(Source code of charts)
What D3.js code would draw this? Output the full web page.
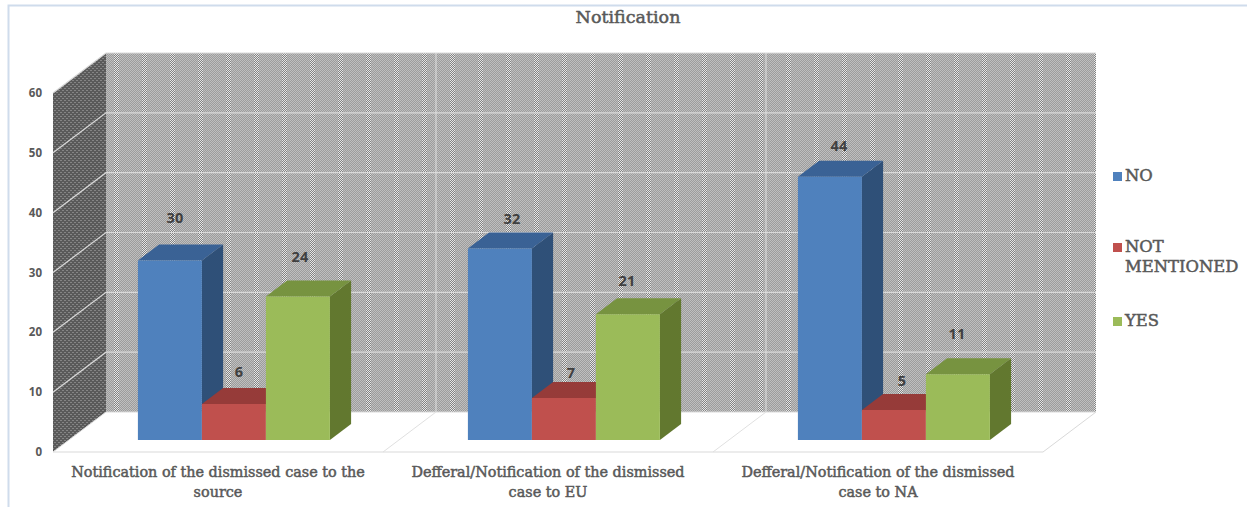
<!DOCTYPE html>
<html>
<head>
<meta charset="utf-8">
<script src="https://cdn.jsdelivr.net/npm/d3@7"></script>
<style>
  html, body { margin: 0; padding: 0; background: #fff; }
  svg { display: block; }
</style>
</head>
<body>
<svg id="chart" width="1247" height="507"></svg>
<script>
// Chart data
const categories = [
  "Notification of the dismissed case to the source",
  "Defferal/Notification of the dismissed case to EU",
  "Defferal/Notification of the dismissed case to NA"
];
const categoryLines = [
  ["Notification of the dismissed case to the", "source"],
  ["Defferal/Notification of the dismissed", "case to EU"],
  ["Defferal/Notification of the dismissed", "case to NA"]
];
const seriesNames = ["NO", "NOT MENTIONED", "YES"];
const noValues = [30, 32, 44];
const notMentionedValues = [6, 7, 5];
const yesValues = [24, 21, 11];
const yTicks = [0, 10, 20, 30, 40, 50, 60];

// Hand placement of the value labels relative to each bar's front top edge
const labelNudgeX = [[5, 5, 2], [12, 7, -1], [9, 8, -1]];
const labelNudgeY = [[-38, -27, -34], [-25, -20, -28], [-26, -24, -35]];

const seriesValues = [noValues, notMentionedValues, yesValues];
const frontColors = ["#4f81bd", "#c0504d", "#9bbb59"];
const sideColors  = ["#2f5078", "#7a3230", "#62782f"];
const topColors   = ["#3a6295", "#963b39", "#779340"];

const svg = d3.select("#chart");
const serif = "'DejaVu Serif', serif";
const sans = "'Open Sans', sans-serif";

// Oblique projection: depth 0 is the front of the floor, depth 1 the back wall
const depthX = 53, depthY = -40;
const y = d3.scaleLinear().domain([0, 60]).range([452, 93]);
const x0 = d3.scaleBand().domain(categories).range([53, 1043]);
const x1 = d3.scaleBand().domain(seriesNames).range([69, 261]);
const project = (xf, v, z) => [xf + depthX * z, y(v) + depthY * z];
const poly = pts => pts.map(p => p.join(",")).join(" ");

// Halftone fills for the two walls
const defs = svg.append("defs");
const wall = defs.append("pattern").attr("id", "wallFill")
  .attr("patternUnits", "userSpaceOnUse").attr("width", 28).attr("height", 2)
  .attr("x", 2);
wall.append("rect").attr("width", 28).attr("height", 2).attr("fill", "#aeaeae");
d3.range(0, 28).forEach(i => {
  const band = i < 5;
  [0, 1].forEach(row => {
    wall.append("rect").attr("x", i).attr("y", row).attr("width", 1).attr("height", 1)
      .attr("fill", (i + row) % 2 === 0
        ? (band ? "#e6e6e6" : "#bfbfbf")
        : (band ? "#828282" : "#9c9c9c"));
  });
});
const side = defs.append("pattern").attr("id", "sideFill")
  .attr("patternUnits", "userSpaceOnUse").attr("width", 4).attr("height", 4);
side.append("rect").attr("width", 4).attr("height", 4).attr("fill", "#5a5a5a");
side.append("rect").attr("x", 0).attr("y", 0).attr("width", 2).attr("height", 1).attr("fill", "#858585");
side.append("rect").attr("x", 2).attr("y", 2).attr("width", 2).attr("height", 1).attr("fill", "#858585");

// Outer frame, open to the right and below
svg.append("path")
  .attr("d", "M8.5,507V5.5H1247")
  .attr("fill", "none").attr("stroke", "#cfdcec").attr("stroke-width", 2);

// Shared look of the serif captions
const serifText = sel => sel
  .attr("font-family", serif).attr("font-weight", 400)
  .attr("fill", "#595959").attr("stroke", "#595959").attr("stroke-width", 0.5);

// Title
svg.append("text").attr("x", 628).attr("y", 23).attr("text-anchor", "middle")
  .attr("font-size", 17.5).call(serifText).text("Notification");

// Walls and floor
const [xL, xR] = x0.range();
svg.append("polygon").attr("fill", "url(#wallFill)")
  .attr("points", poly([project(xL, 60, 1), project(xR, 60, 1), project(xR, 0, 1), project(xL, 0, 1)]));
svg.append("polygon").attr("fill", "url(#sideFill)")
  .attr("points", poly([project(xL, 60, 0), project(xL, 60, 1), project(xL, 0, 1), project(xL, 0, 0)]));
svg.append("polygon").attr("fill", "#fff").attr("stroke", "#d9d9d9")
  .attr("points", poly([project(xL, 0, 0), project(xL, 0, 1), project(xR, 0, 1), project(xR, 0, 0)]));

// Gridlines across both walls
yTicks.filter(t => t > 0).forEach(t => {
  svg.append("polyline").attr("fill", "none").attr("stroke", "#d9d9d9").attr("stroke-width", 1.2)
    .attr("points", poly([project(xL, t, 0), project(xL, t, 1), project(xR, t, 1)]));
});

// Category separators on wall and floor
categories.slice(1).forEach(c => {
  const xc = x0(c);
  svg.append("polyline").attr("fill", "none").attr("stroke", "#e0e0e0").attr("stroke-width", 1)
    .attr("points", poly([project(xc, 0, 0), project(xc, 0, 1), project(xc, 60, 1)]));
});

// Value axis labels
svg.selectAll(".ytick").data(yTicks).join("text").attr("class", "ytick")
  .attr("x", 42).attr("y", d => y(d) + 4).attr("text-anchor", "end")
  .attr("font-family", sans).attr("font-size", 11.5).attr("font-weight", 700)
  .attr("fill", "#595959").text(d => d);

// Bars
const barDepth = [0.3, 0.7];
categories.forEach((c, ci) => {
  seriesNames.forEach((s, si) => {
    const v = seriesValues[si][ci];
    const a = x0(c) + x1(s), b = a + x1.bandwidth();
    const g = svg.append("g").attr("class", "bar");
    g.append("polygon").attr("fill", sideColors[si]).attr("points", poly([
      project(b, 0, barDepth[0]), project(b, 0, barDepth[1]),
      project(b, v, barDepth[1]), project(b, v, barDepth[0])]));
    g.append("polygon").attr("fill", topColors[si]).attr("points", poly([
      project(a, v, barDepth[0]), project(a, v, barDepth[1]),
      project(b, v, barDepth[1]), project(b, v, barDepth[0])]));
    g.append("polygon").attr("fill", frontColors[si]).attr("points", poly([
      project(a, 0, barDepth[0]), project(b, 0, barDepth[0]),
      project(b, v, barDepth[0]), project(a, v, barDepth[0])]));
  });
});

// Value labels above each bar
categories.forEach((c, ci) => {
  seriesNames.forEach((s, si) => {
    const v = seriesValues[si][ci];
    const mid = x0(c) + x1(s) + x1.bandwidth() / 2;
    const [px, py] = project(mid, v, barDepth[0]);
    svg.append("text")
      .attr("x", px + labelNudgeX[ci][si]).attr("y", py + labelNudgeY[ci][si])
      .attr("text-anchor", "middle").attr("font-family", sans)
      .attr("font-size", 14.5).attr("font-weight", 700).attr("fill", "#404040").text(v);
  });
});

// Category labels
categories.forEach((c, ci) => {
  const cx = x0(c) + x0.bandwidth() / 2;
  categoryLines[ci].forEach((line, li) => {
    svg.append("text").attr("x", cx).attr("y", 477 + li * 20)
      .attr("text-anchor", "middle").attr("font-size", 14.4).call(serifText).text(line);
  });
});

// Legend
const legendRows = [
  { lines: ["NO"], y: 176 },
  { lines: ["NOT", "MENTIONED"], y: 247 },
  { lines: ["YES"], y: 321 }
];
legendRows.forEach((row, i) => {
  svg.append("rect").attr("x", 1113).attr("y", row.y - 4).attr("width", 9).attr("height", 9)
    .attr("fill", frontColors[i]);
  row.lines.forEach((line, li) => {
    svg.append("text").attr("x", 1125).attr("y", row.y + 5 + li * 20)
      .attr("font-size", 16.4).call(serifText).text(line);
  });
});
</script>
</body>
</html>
---
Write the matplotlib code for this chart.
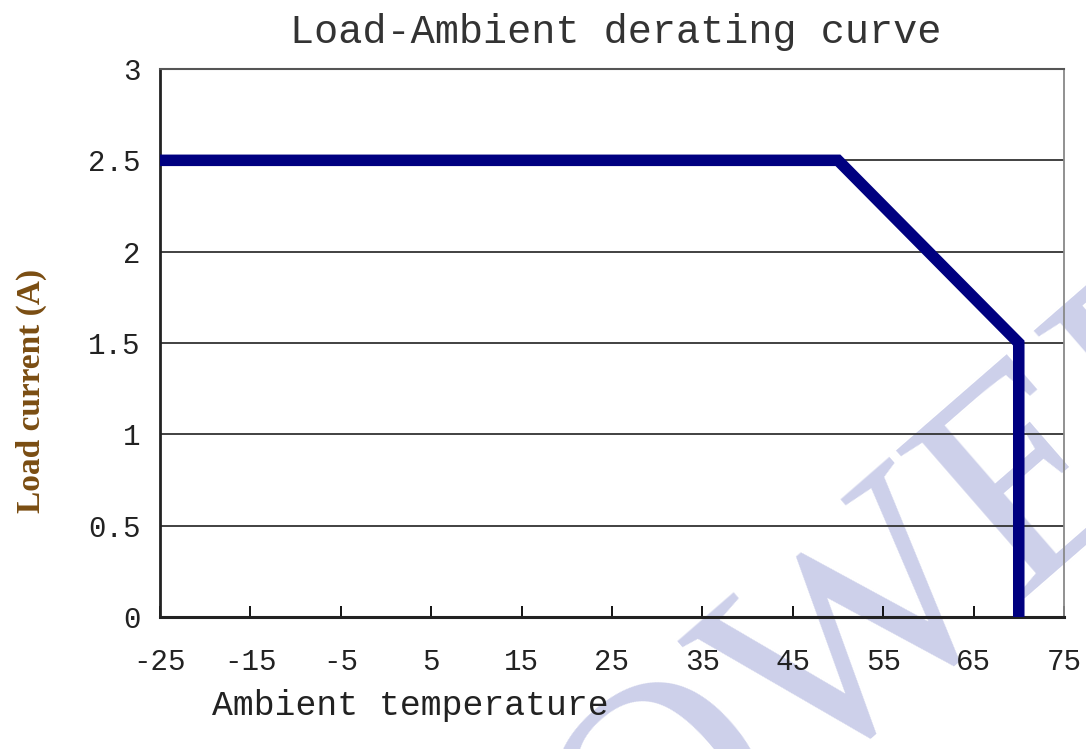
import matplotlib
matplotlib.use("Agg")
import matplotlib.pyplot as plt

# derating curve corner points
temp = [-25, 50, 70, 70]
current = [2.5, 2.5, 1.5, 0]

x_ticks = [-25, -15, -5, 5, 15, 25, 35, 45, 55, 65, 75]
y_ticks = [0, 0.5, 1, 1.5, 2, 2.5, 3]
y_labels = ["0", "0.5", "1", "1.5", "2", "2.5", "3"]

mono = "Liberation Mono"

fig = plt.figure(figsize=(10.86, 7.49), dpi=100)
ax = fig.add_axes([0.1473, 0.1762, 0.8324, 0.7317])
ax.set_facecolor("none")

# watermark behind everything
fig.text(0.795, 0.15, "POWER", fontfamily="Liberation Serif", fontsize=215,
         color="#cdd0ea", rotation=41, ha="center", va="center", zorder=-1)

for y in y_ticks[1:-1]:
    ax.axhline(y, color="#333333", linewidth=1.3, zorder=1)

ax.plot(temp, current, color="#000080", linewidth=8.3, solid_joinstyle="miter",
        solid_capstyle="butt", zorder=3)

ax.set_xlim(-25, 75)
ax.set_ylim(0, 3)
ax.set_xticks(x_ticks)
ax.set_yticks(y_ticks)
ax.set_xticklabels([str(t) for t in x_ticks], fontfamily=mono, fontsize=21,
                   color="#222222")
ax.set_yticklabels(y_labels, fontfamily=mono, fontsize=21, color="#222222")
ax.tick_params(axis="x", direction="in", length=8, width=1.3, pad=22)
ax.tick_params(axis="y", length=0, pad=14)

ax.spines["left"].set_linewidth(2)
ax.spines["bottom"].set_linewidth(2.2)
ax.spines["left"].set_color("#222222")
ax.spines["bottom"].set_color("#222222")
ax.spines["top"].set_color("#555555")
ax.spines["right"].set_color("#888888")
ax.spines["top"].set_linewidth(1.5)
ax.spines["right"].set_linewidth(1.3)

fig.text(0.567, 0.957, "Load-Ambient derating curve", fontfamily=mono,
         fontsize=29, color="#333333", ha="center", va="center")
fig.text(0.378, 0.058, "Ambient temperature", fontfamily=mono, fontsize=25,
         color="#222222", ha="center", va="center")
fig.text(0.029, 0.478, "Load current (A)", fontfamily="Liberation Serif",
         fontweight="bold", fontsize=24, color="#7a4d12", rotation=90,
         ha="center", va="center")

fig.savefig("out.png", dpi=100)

## Stated task
Report how many lines of the entries hold the string "matplotlib". Provide the number alone.

## Solution to this task
4